** start Information shown **
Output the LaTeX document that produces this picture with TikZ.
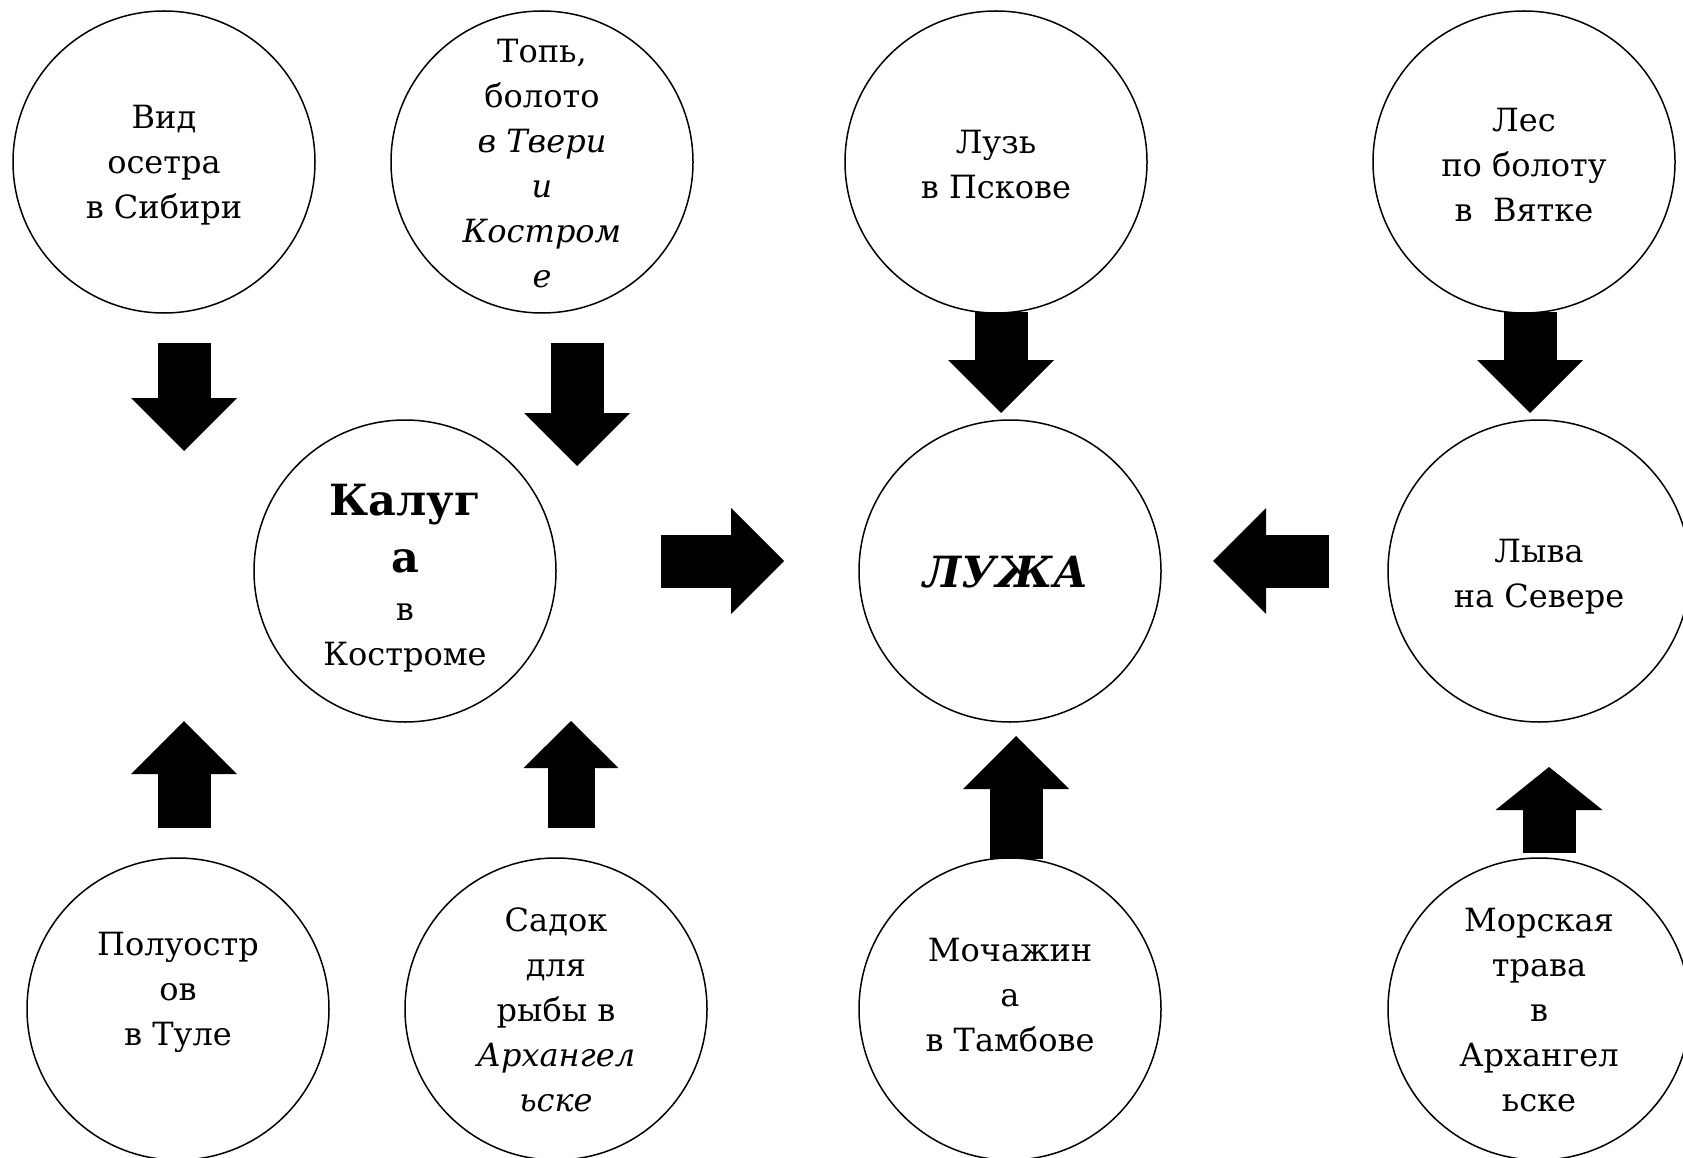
\documentclass[tikz,border=0pt]{standalone}
\usepackage{fontspec}
\setmainfont{DejaVu Serif}
\usetikzlibrary{arrows.meta}

\newcommand\txtfont{\fontsize{32}{45}\selectfont}
\newcommand\bigbf{\fontsize{43}{57}\selectfont\bfseries}

\tikzset{
  disc/.style={draw, circle, line width=1.5pt, minimum size=302pt},
  lbl/.style={font=\txtfont, align=center},
  fatarrow/.style={line width=53pt, -{Triangle[length=53pt,width=106pt,line width=0pt]}}
}

\begin{document}
\begin{tikzpicture}[x=1pt, y=-1pt]
\tikzstyle{every node}+=[inner sep=0pt]
\useasboundingbox (0,0) rectangle (1683,1158);
% circles
\node [disc] (vid) at (164,162) {};
\node [lbl] (vid-t) at (164,165) {Вид\\осетра\\в Сибири};
\node [disc] (top) at (542,162) {};
\node [lbl] (top-t) at (542,164) {Топь,\\болото\\\textit{в Твери}\\\textit{и}\\\textit{Костром}\\\textit{е}};
\node [disc] (kal) at (405,571) {};
\node [lbl] (kal-t) at (405,578) {{\bigbf Калуг}\\[12pt]{\bigbf а}\\[3pt]в\\Костроме};
\node [disc] (luzha) at (1010,571) {};
\node [lbl] (luzha-t) at (1006,572) {{\bigbf\itshape ЛУЖА}};
\node [disc] (luz) at (996,162) {};
\node [lbl] (luz-t) at (996,165) {Лузь\\в Пскове};
\node [disc] (les) at (1524,162) {};
\node [lbl] (les-t) at (1524,165) {Лес\\по болоту\\в\ \ Вятке};
\node [disc] (lyva) at (1539,571) {};
\node [lbl] (lyva-t) at (1539,577) {Лыва\\на Севере};
\node [disc] (polu) at (178,1009) {};
\node [lbl] (polu-t) at (178,992) {Полуостр\\ов\\в Туле};
\node [disc] (sadok) at (556,1009) {};
\node [lbl] (sadok-t) at (556,1010) {Садок\\для\\рыбы в\\\textit{Архангел}\\\textit{ьске}};
\node [disc] (mocha) at (1010,1009) {};
\node [lbl] (mocha-t) at (1010,995) {Мочажин\\а\\в Тамбове};
\node [disc] (morsk) at (1539,1009) {};
\node [lbl] (morsk-t) at (1539,1010) {Морская\\трава\\в\\Архангел\\ьске};
% arrow ends
\coordinate (vid-a) at (184,343);
\coordinate (vid-b) at (184,451);
\coordinate (top-a) at (577,343);
\coordinate (top-b) at (577,466);
\coordinate (kal-a) at (661,561);
\coordinate (kal-b) at (784,561);
\coordinate (lyva-a) at (1329,561);
\coordinate (lyva-b) at (1213,561);
\coordinate (polu-a) at (184,828);
\coordinate (polu-b) at (184,721);
\coordinate (sadok-a) at (571,828);
\coordinate (sadok-b) at (571,721);
\coordinate (luz-a) at (1001,312);
\coordinate (luz-b) at (1001,413);
\coordinate (les-a) at (1530,312);
\coordinate (les-b) at (1530,413);
\coordinate (mocha-a) at (1016,859);
\coordinate (mocha-b) at (1016,736);
\coordinate (morsk-a) at (1549,853);
\coordinate (morsk-b) at (1549,767);
% arrows
\draw [fatarrow] (vid-a) -- (vid-b);
\draw [fatarrow] (top-a) -- (top-b);
\draw [fatarrow] (kal-a) -- (kal-b);
\draw [fatarrow] (lyva-a) -- (lyva-b);
\draw [fatarrow] (polu-a) -- (polu-b);
\draw [line width=47pt, -{Triangle[length=47pt,width=95pt,line width=0pt]}] (sadok-a) -- (sadok-b);
\draw [fatarrow] (luz-a) -- (luz-b);
\draw [fatarrow] (les-a) -- (les-b);
\draw [fatarrow] (mocha-a) -- (mocha-b);
\draw [line width=53pt, -{Triangle[length=43pt,width=107pt,line width=0pt]}] (morsk-a) -- (morsk-b);
\end{tikzpicture}
\end{document}
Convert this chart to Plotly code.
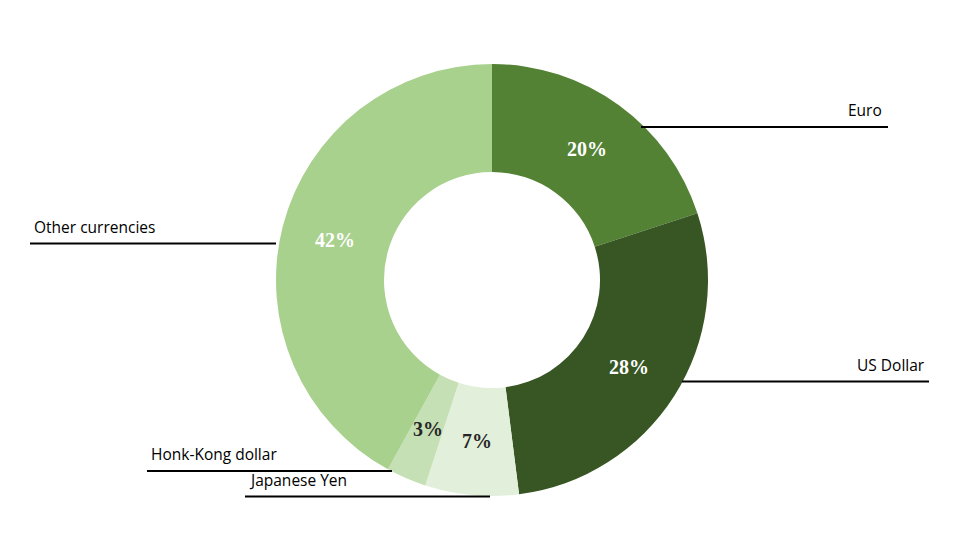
import math
import plotly.graph_objects as go

# ---- data ----
currencies = ["Euro", "US Dollar", "Japanese Yen", "Honk-Kong dollar", "Other currencies"]
shares = [20, 28, 7, 3, 42]

# ---- styles ----
slice_colors = ["#548235", "#375623", "#E2EFDA", "#C5E0B4", "#A9D18E"]
pct_colors = ["white", "white", "#262626", "#262626", "white"]

OFF = 8  # page body margin of the browser
W, H = 971 - OFF, 559 - OFF

# donut geometry (reference pixel coords)
CX, CY, R_OUT, HOLE = 492, 280, 216, 0.5

# leader-line layout in reference pixels: (y_line, x_start, x_end, text side, text gap)
leaders = {
    "Euro": (127, 641, 888, "right", 4),
    "US Dollar": (381.5, 682, 929, "right", 2),
    "Japanese Yen": (496.5, 245, 490, "left", 2),
    "Honk-Kong dollar": (471, 147, 392, "left", 2),
    "Other currencies": (243.5, 30, 276, "left", 2),
}


def px(x):
    return (x - OFF) / W


def py(y):
    return 1 - (y - OFF) / H


fig = go.Figure(go.Pie(
    labels=currencies,
    values=shares,
    sort=False,
    direction="clockwise",
    rotation=0,
    hole=HOLE,
    marker=dict(colors=slice_colors, line=dict(color="white", width=0)),
    textinfo="none",
    showlegend=False,
    hoverinfo="label+percent",
    domain=dict(x=[px(CX - R_OUT), px(CX + R_OUT)], y=[py(CY + R_OUT), py(CY - R_OUT)]),
))

shapes = []
annotations = []

# percentage labels at the middle of each ring segment
total = sum(shares)
cum = 0
r_mid = R_OUT * (1 + HOLE) / 2
for name, v, col in zip(currencies, shares, pct_colors):
    ang = 2 * math.pi * (cum + v / 2) / total
    cum += v
    x = CX + r_mid * math.sin(ang)
    y = CY - r_mid * math.cos(ang)
    annotations.append(dict(text=f"<b>{v}%</b>", xref="paper", yref="paper",
                            x=px(x), y=py(y), xanchor="center", yanchor="middle",
                            showarrow=False,
                            font=dict(family="Liberation Serif", size=20, color=col)))

for name in currencies:
    y, x0, x1, side, gap = leaders[name]
    shapes.append(dict(type="line", xref="paper", yref="paper",
                       x0=px(x0), x1=px(x1), y0=py(y), y1=py(y),
                       line=dict(color="black", width=2)))
    ax = (x1 - gap) if side == "right" else (x0 + gap)
    annotations.append(dict(text=name, xref="paper", yref="paper",
                            x=px(ax), y=py(y - 4),
                            xanchor=side, yanchor="bottom", showarrow=False,
                            font=dict(family="Open Sans", size=15.5, color="black")))

fig.update_layout(
    width=W, height=H,
    margin=dict(l=0, r=0, t=0, b=0),
    paper_bgcolor="white",
    plot_bgcolor="white",
    shapes=shapes,
    annotations=annotations,
)

fig.write_html("out.html")
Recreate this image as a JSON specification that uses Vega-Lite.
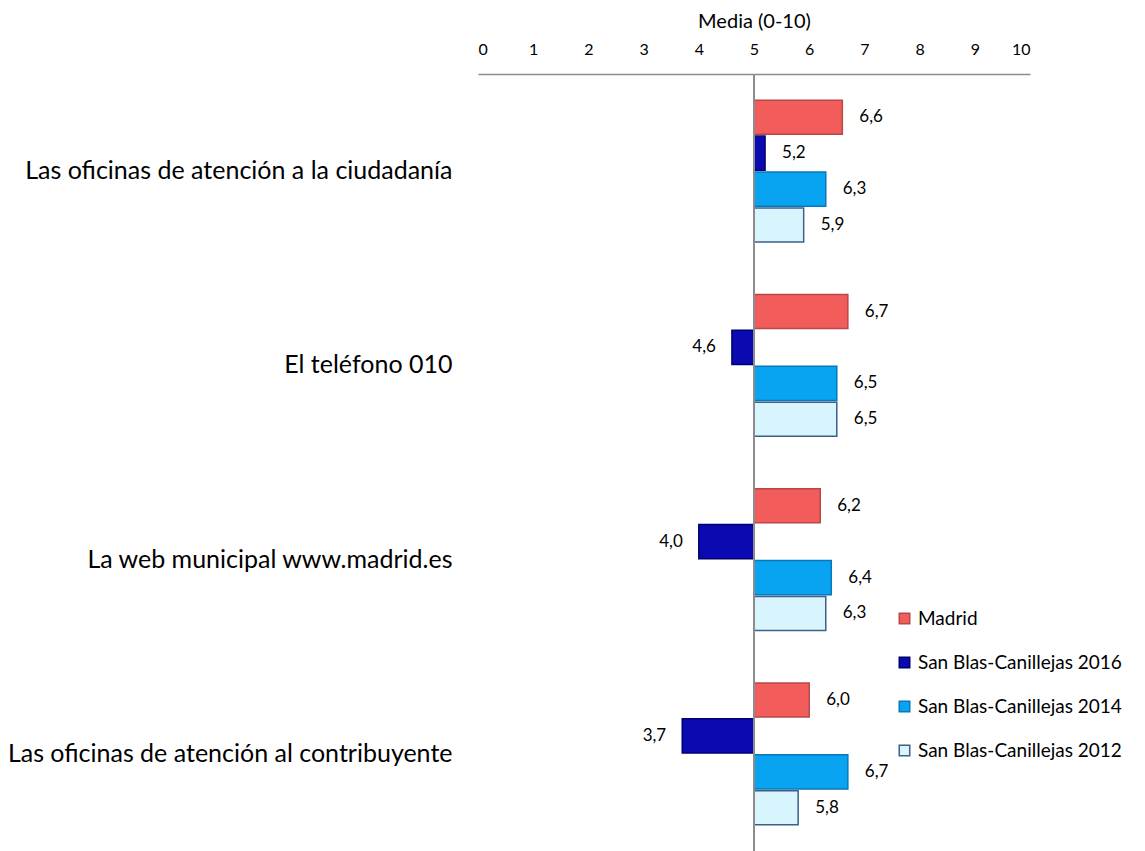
** end Information shown **
Reproduce every record word for word. The copy must contain no pictures.

Output the LaTeX document that produces this picture with TikZ.
\documentclass[tikz,border=0pt]{standalone}
\usepackage{fontspec}
\setmainfont{DejaVu Serif}
\usetikzlibrary{arrows.meta}

\newcommand\txtfont{\fontsize{32}{45}\selectfont}
\newcommand\bigbf{\fontsize{43}{57}\selectfont\bfseries}

\tikzset{
  disc/.style={draw, circle, line width=1.5pt, minimum size=302pt},
  lbl/.style={font=\txtfont, align=center},
  fatarrow/.style={line width=53pt, -{Triangle[length=53pt,width=106pt,line width=0pt]}}
}

\begin{document}
\begin{tikzpicture}[x=1pt, y=-1pt]
\tikzstyle{every node}+=[inner sep=0pt]
\useasboundingbox (0,0) rectangle (1683,1158);
% circles
\node [disc] (vid) at (164,162) {};
\node [lbl] (vid-t) at (164,165) {Вид\\осетра\\в Сибири};
\node [disc] (top) at (542,162) {};
\node [lbl] (top-t) at (542,164) {Топь,\\болото\\\textit{в Твери}\\\textit{и}\\\textit{Костром}\\\textit{е}};
\node [disc] (kal) at (405,571) {};
\node [lbl] (kal-t) at (405,578) {{\bigbf Калуг}\\[12pt]{\bigbf а}\\[3pt]в\\Костроме};
\node [disc] (luzha) at (1010,571) {};
\node [lbl] (luzha-t) at (1006,572) {{\bigbf\itshape ЛУЖА}};
\node [disc] (luz) at (996,162) {};
\node [lbl] (luz-t) at (996,165) {Лузь\\в Пскове};
\node [disc] (les) at (1524,162) {};
\node [lbl] (les-t) at (1524,165) {Лес\\по болоту\\в\ \ Вятке};
\node [disc] (lyva) at (1539,571) {};
\node [lbl] (lyva-t) at (1539,577) {Лыва\\на Севере};
\node [disc] (polu) at (178,1009) {};
\node [lbl] (polu-t) at (178,992) {Полуостр\\ов\\в Туле};
\node [disc] (sadok) at (556,1009) {};
\node [lbl] (sadok-t) at (556,1010) {Садок\\для\\рыбы в\\\textit{Архангел}\\\textit{ьске}};
\node [disc] (mocha) at (1010,1009) {};
\node [lbl] (mocha-t) at (1010,995) {Мочажин\\а\\в Тамбове};
\node [disc] (morsk) at (1539,1009) {};
\node [lbl] (morsk-t) at (1539,1010) {Морская\\трава\\в\\Архангел\\ьске};
% arrow ends
\coordinate (vid-a) at (184,343);
\coordinate (vid-b) at (184,451);
\coordinate (top-a) at (577,343);
\coordinate (top-b) at (577,466);
\coordinate (kal-a) at (661,561);
\coordinate (kal-b) at (784,561);
\coordinate (lyva-a) at (1329,561);
\coordinate (lyva-b) at (1213,561);
\coordinate (polu-a) at (184,828);
\coordinate (polu-b) at (184,721);
\coordinate (sadok-a) at (571,828);
\coordinate (sadok-b) at (571,721);
\coordinate (luz-a) at (1001,312);
\coordinate (luz-b) at (1001,413);
\coordinate (les-a) at (1530,312);
\coordinate (les-b) at (1530,413);
\coordinate (mocha-a) at (1016,859);
\coordinate (mocha-b) at (1016,736);
\coordinate (morsk-a) at (1549,853);
\coordinate (morsk-b) at (1549,767);
% arrows
\draw [fatarrow] (vid-a) -- (vid-b);
\draw [fatarrow] (top-a) -- (top-b);
\draw [fatarrow] (kal-a) -- (kal-b);
\draw [fatarrow] (lyva-a) -- (lyva-b);
\draw [fatarrow] (polu-a) -- (polu-b);
\draw [line width=47pt, -{Triangle[length=47pt,width=95pt,line width=0pt]}] (sadok-a) -- (sadok-b);
\draw [fatarrow] (luz-a) -- (luz-b);
\draw [fatarrow] (les-a) -- (les-b);
\draw [fatarrow] (mocha-a) -- (mocha-b);
\draw [line width=53pt, -{Triangle[length=43pt,width=107pt,line width=0pt]}] (morsk-a) -- (morsk-b);
\end{tikzpicture}
\end{document}
Convert this chart to Plotly code.
import math
import plotly.graph_objects as go

# ---- data ----
currencies = ["Euro", "US Dollar", "Japanese Yen", "Honk-Kong dollar", "Other currencies"]
shares = [20, 28, 7, 3, 42]

# ---- styles ----
slice_colors = ["#548235", "#375623", "#E2EFDA", "#C5E0B4", "#A9D18E"]
pct_colors = ["white", "white", "#262626", "#262626", "white"]

OFF = 8  # page body margin of the browser
W, H = 971 - OFF, 559 - OFF

# donut geometry (reference pixel coords)
CX, CY, R_OUT, HOLE = 492, 280, 216, 0.5

# leader-line layout in reference pixels: (y_line, x_start, x_end, text side, text gap)
leaders = {
    "Euro": (127, 641, 888, "right", 4),
    "US Dollar": (381.5, 682, 929, "right", 2),
    "Japanese Yen": (496.5, 245, 490, "left", 2),
    "Honk-Kong dollar": (471, 147, 392, "left", 2),
    "Other currencies": (243.5, 30, 276, "left", 2),
}


def px(x):
    return (x - OFF) / W


def py(y):
    return 1 - (y - OFF) / H


fig = go.Figure(go.Pie(
    labels=currencies,
    values=shares,
    sort=False,
    direction="clockwise",
    rotation=0,
    hole=HOLE,
    marker=dict(colors=slice_colors, line=dict(color="white", width=0)),
    textinfo="none",
    showlegend=False,
    hoverinfo="label+percent",
    domain=dict(x=[px(CX - R_OUT), px(CX + R_OUT)], y=[py(CY + R_OUT), py(CY - R_OUT)]),
))

shapes = []
annotations = []

# percentage labels at the middle of each ring segment
total = sum(shares)
cum = 0
r_mid = R_OUT * (1 + HOLE) / 2
for name, v, col in zip(currencies, shares, pct_colors):
    ang = 2 * math.pi * (cum + v / 2) / total
    cum += v
    x = CX + r_mid * math.sin(ang)
    y = CY - r_mid * math.cos(ang)
    annotations.append(dict(text=f"<b>{v}%</b>", xref="paper", yref="paper",
                            x=px(x), y=py(y), xanchor="center", yanchor="middle",
                            showarrow=False,
                            font=dict(family="Liberation Serif", size=20, color=col)))

for name in currencies:
    y, x0, x1, side, gap = leaders[name]
    shapes.append(dict(type="line", xref="paper", yref="paper",
                       x0=px(x0), x1=px(x1), y0=py(y), y1=py(y),
                       line=dict(color="black", width=2)))
    ax = (x1 - gap) if side == "right" else (x0 + gap)
    annotations.append(dict(text=name, xref="paper", yref="paper",
                            x=px(ax), y=py(y - 4),
                            xanchor=side, yanchor="bottom", showarrow=False,
                            font=dict(family="Open Sans", size=15.5, color="black")))

fig.update_layout(
    width=W, height=H,
    margin=dict(l=0, r=0, t=0, b=0),
    paper_bgcolor="white",
    plot_bgcolor="white",
    shapes=shapes,
    annotations=annotations,
)

fig.write_html("out.html")
Recreate this image as a JSON specification that uses Vega-Lite.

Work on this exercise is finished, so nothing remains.